Beth Palmer (Volume editor) Amelia Yeates (Volume editor)

Beth Palmer is Senior Lecturer in English Literature at the University of Surrey. She has published widely on numerous aspects of Victorian popular culture and her work includes a monograph, Women’s Authorship and Editorship in Victorian Culture: Sensational Strategies (2011), an edited collection on readership, print culture and the novel (2011), and an anthology of Victorian sensation plays, Sensation Drama: An Anthology (2019). She is currently working on a project titled Sensational Genres that examines the relationship between the sensation novel, the press and the theatre in Victorian Britain, in which the relationships between Victorian readers and theatre-goers is a central concern. Amelia Yeates is Associate Professor in Art History at Liverpool Hope University.

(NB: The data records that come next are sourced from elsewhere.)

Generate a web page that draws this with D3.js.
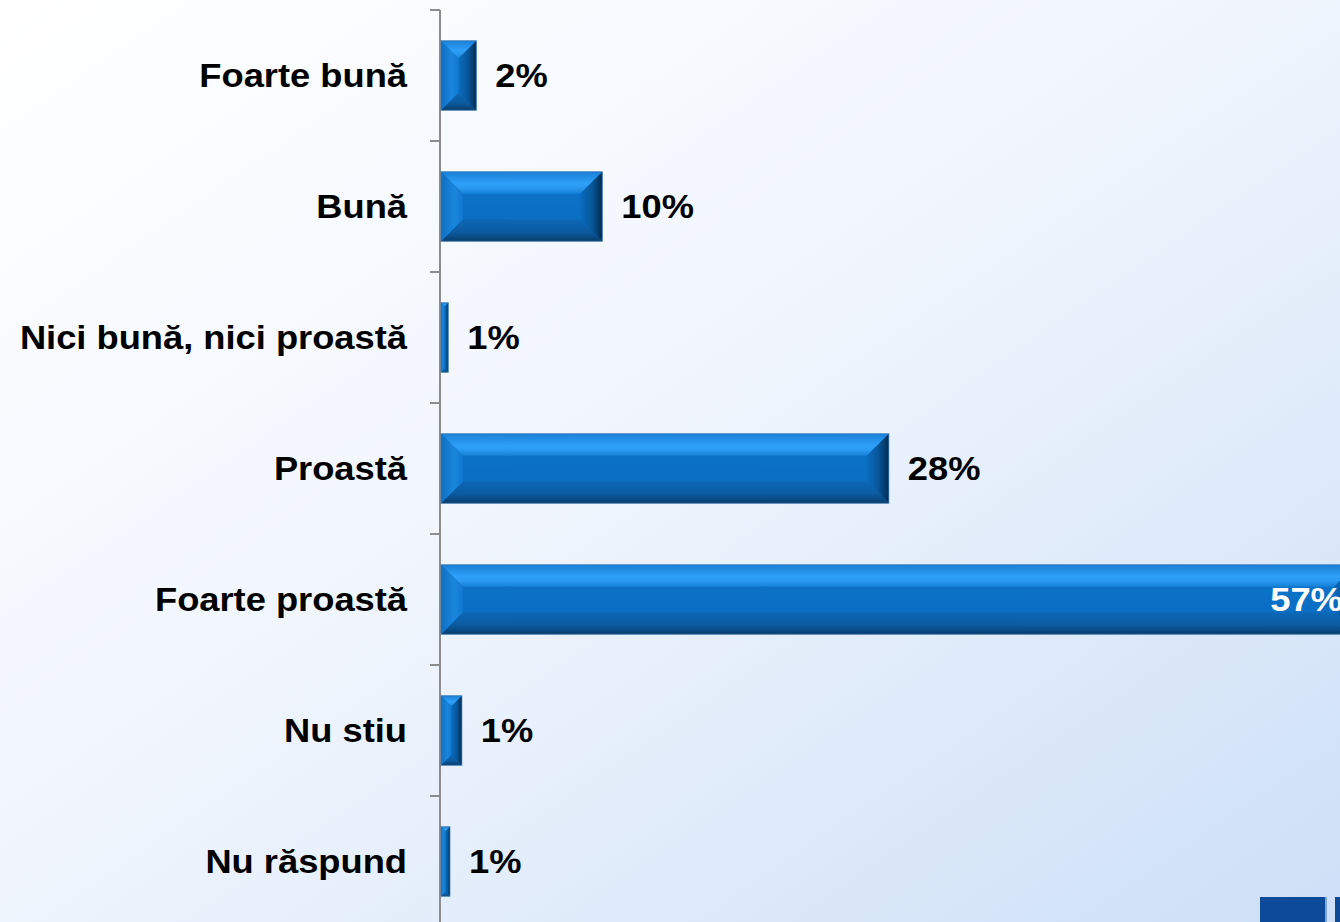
<!DOCTYPE html>
<html>
<head>
<meta charset="utf-8">
<script src="https://cdn.jsdelivr.net/npm/d3@7"></script>
<style>
html,body{margin:0;padding:0;overflow:hidden;background:#fff;}
svg{display:block;}
text{font-family:"Liberation Sans",Arial,sans-serif;font-weight:bold;}
</style>
</head>
<body>
<svg id="chart" width="1340" height="922"></svg>
<script>
const categories = ["Foarte bună","Bună","Nici bună, nici proastă","Proastă","Foarte proastă","Nu stiu","Nu răspund"];
const values = [2.2, 10.05, 0.45, 27.9, 57.0, 1.3, 0.56];
const valueLabels = ["2%","10%","1%","28%","57%","1%","1%"];

const W = 1340, H = 922;
const svg = d3.select("#chart");
const defs = svg.append("defs");

// background gradient
const bg = defs.append("linearGradient").attr("id","bg")
  .attr("x1","0").attr("y1","0").attr("x2","1").attr("y2","1");
bg.append("stop").attr("offset","0").attr("stop-color","#ffffff");
bg.append("stop").attr("offset","0.45").attr("stop-color","#f1f6fd");
bg.append("stop").attr("offset","1").attr("stop-color","#cddff7");
svg.append("rect").attr("width",W).attr("height",H).attr("fill","url(#bg)");

function vgrad(id, stops){
  const g = defs.append("linearGradient").attr("id",id).attr("x1","0").attr("y1","0").attr("x2","0").attr("y2","1");
  stops.forEach(s=>g.append("stop").attr("offset",s[0]).attr("stop-color",s[1]));
}
function hgrad(id, stops){
  const g = defs.append("linearGradient").attr("id",id).attr("x1","0").attr("y1","0").attr("x2","1").attr("y2","0");
  stops.forEach(s=>g.append("stop").attr("offset",s[0]).attr("stop-color",s[1]));
}
vgrad("topFace",[[0,"#1a80d8"],[0.55,"#2ea0f8"],[0.75,"#2a98f0"],[1,"#1480d6"]]);
vgrad("centerFace",[[0,"#0c74cb"],[1,"#0a6cc0"]]);
vgrad("bottomFace",[[0,"#0c68b8"],[0.6,"#0b5a9f"],[1,"#083d6b"]]);
hgrad("leftFace",[[0,"#0e6fc4"],[0.6,"#1a86dc"],[1,"#1078cf"]]);
hgrad("rightFace",[[0,"#0a6cbf"],[0.5,"#07589c"],[1,"#042c52"]]);

const x = d3.scaleLinear().domain([0, 60]).range([441, 441 + 60*16.05]);
const y = d3.scaleBand().domain(categories).range([10, 927]).paddingInner(0.47).paddingOuter(0.235);
const step = y.step();

// axis line and ticks
const axisX = 440;
svg.append("line").attr("x1",axisX).attr("x2",axisX).attr("y1",10).attr("y2",H)
  .attr("stroke","#8c8c8c").attr("stroke-width",2);
const tickYs = d3.range(categories.length + 1).map(i => 10 + i*step);
svg.selectAll("line.tick").data(tickYs).enter().append("line").attr("class","tick")
  .attr("x1",axisX-10).attr("x2",axisX).attr("y1",d=>d).attr("y2",d=>d)
  .attr("stroke","#8c8c8c").attr("stroke-width",2);

// bars with bevel
const bars = svg.selectAll("g.bar").data(categories.map((c,i)=>({c, v:values[i], l:valueLabels[i]})))
  .enter().append("g").attr("class","bar");

bars.each(function(d){
  const g = d3.select(this);
  const x0 = x(0), x1 = x(d.v), y0 = y(d.c), y1 = y0 + y.bandwidth();
  const w = x1 - x0, h = y1 - y0;
  const b = Math.min(22, w/2, h/2);
  const pts = a => a.map(p=>p.join(",")).join(" ");
  const ix0 = x0 + b, ix1 = x1 - b, iy0 = y0 + b, iy1 = y1 - b;
  g.append("rect").attr("x",x0).attr("y",y0).attr("width",w).attr("height",h).attr("fill","url(#centerFace)");
  g.append("polygon").attr("points",pts([[x0,y0],[x1,y0],[ix1,iy0],[ix0,iy0]])).attr("fill","url(#topFace)");
  g.append("polygon").attr("points",pts([[x0,y1],[x1,y1],[ix1,iy1],[ix0,iy1]])).attr("fill","url(#bottomFace)");
  g.append("polygon").attr("points",pts([[x0,y0],[ix0,iy0],[ix0,iy1],[x0,y1]])).attr("fill","url(#leftFace)");
  g.append("polygon").attr("points",pts([[x1,y0],[ix1,iy0],[ix1,iy1],[x1,y1]])).attr("fill","url(#rightFace)");
  g.append("rect").attr("x",x0).attr("y",y0).attr("width",w).attr("height",h)
    .attr("fill","none").attr("stroke","#3f78ad").attr("stroke-width",1).attr("stroke-opacity",0.7);

  const cy = y0 + h/2;
  const inside = x1 > 1250;
  const tx = inside ? x1 - 13 : x1 + 19;
  g.append("text")
    .attr("transform",`translate(${tx},${cy}) scale(1.1,1)`)
    .attr("dy","0.35em")
    .attr("text-anchor", inside ? "end" : "start")
    .attr("font-size",33)
    .attr("fill", inside ? "#ffffff" : "#000000")
    .text(d.l);
});

// category labels
svg.selectAll("text.cat").data(categories).enter().append("text").attr("class","cat")
  .attr("transform",d=>`translate(407,${y(d)+y.bandwidth()/2}) scale(1.1,1)`)
  .attr("dy","0.35em").attr("text-anchor","end").attr("font-size",33).attr("fill","#000")
  .text(d=>d);

// corner logo blocks
svg.append("rect").attr("x",1260).attr("y",897).attr("width",65).attr("height",25).attr("fill","#0d4a9a");
svg.append("rect").attr("x",1325).attr("y",897).attr("width",2).attr("height",25).attr("fill","#7fa6d8");
svg.append("rect").attr("x",1335).attr("y",897).attr("width",5).attr("height",25).attr("fill","#0d4a9a");
</script>
</body>
</html>
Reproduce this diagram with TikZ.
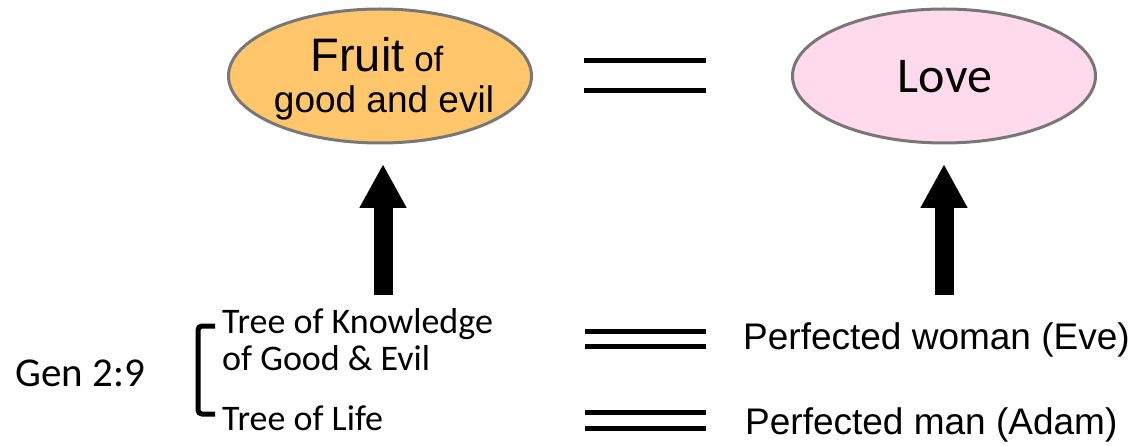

She has published on a range of topics relating to nineteenth-century visual and literary culture, including representations of women reading, Pre-Raphaelitism and the figure of Pygmalion in nineteenth-century art and literature. Publications include a co-edited collection on Pre-Raphaelite Masculinities (2014) and a guest-edited special issue of Visual Culture in Britain on Visualising Identities: The Male Artist in Nineteenth-Century Britain (2015). In 2019–2020, she was the host of a British Art Network subgroup on «British Genre and Narrative Painting: 1750–1870».